Soms lijkt het of de belangrijkste kandidaten voor de tweede ronde de dreiging niet goed vatten…

‘Het glazen plafond is een mooie uitdrukking’ stelt historicus en editorialist Jacques Julliard vast, maar de peilingen voorspellen dat het FN in de eerste ronde hogere scores kan halen dan bijna alle partijen in de geschiedenis van de Vijfde Republiek. Maar – en dat is de belangrijkste buffer tegen de overwinning van Le Pen- er zijn geen partijen die met haar willen samen, en die zal ze niet snel hebben.’ ‘Er is nog een absolute meerderheid Fransen voor wie Marine Le Pen aan de macht geen optie is’, bevestigt Fourquet. ‘Toch is het onzinnig te besluiten dat het FN zal falen na een score van 35% in de tweede ronde (dat is de score die ze verwacht werd te halen, nvdr.). Vergeet niet dat Jean-Marie Le Pen in 2002 op 18% gestopt werd’. De dynamiek is er wel degelijk.

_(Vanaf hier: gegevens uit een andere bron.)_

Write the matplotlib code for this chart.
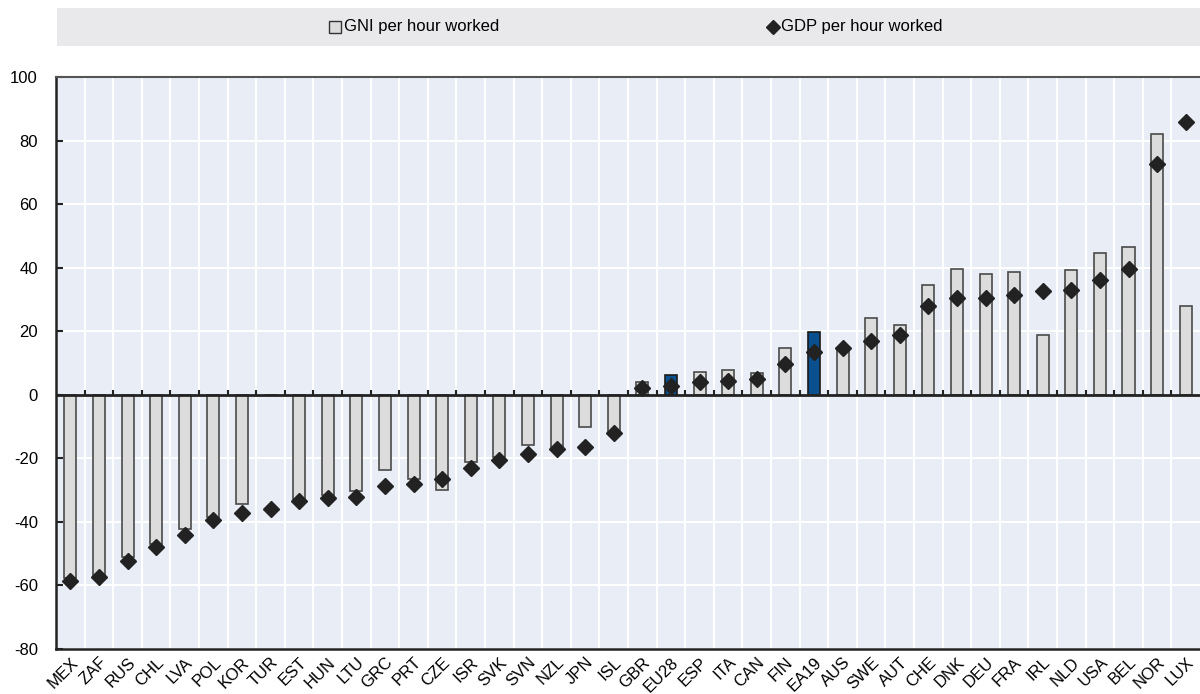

Hoe lang nog zullen de partijen, wippend van het ene op het andere been, kunnen rekenen op het ‘Republikeinse front’ om de instorting tegen te gaan? Soms lijkt het of de belangrijkste kandidaten voor de tweede ronde de dreiging niet goed vatten…

Emmanuel Macron – die de verdienste heeft dat zijn politieke en sociologische positionering coherent is – lijkt recht uit de Terra Nova-nota te komen waarover we hierboven schreven: hij is de kandidaat van het ‘Frankrijk van boven’ en is noch links, noch rechts. François Fillon had inderdaad stemmen kunnen terugnemen van Marine Le Pen met zijn discours over de waarden, zijn boek Vaincre le totalitarisme islamique, zijn beloftes over thatcheriaans liberalisme… Dat alles had de ‘zuidelijke’ vleugel van het FN van het Zuiden’, de vleugel die is blijven hangen in het discours van vader Jean-Marie Le Penn nerveus gemaakt.

Maar nu Fillon in een lastig parket zit en zijn steun afbrokkelt nadat verschillende campagnemedewerkers hun ontslag gaven, is hij niet meer de vervelendste uitdager voor het Front National. De krant Le Figaro ondervroeg Fillon op het eiland Réunion over de twijfels rond zijn campagne: ‘De tijd zal zijn werk doen’, antwoordde hij. Je verandert geen verliezende strategie.